Divide the batter roughly in half. Into one half, sift the cocoa powder and fold it through with the extra 3 tablespoons of milk until you have a rich, dark chocolate batter.
Spoon alternating dollops of vanilla and chocolate batter into the prepared tin. Use a skewer or knife to swirl gently through — once or twice is enough. You want a marble, not a muddle.
Bake for 50-55 minutes, or until a skewer comes out clean. Let it cool in the tin for 15 minutes before turning out onto a wire rack.
Dust generously with icing sugar before serving. No glaze, no ganache, no fuss.

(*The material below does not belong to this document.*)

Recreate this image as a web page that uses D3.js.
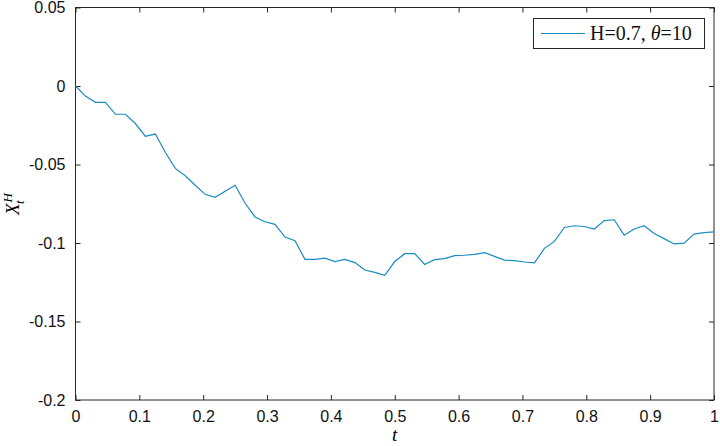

Just cake.
Recipe Note
This cake keeps beautifully for up to four days in an airtight tin — the crumb actually improves overnight as the butter sets and the flavours deepen. If you're making it ahead, dust with icing sugar just before serving so it looks fresh.
Don't be tempted to over-swirl the batter. Two or three passes with a skewer is plenty — you want distinct ribbons of vanilla and chocolate, not a uniform brown. And resist opening the oven door for at least 40 minutes or the centre may sink.
If you don't have a Bundt tin, a 23cm round deep cake tin works perfectly well — just adjust the baking time down by about 10 minutes and check early. But honestly, get a Bundt tin. Once you have one, you'll never stop using it.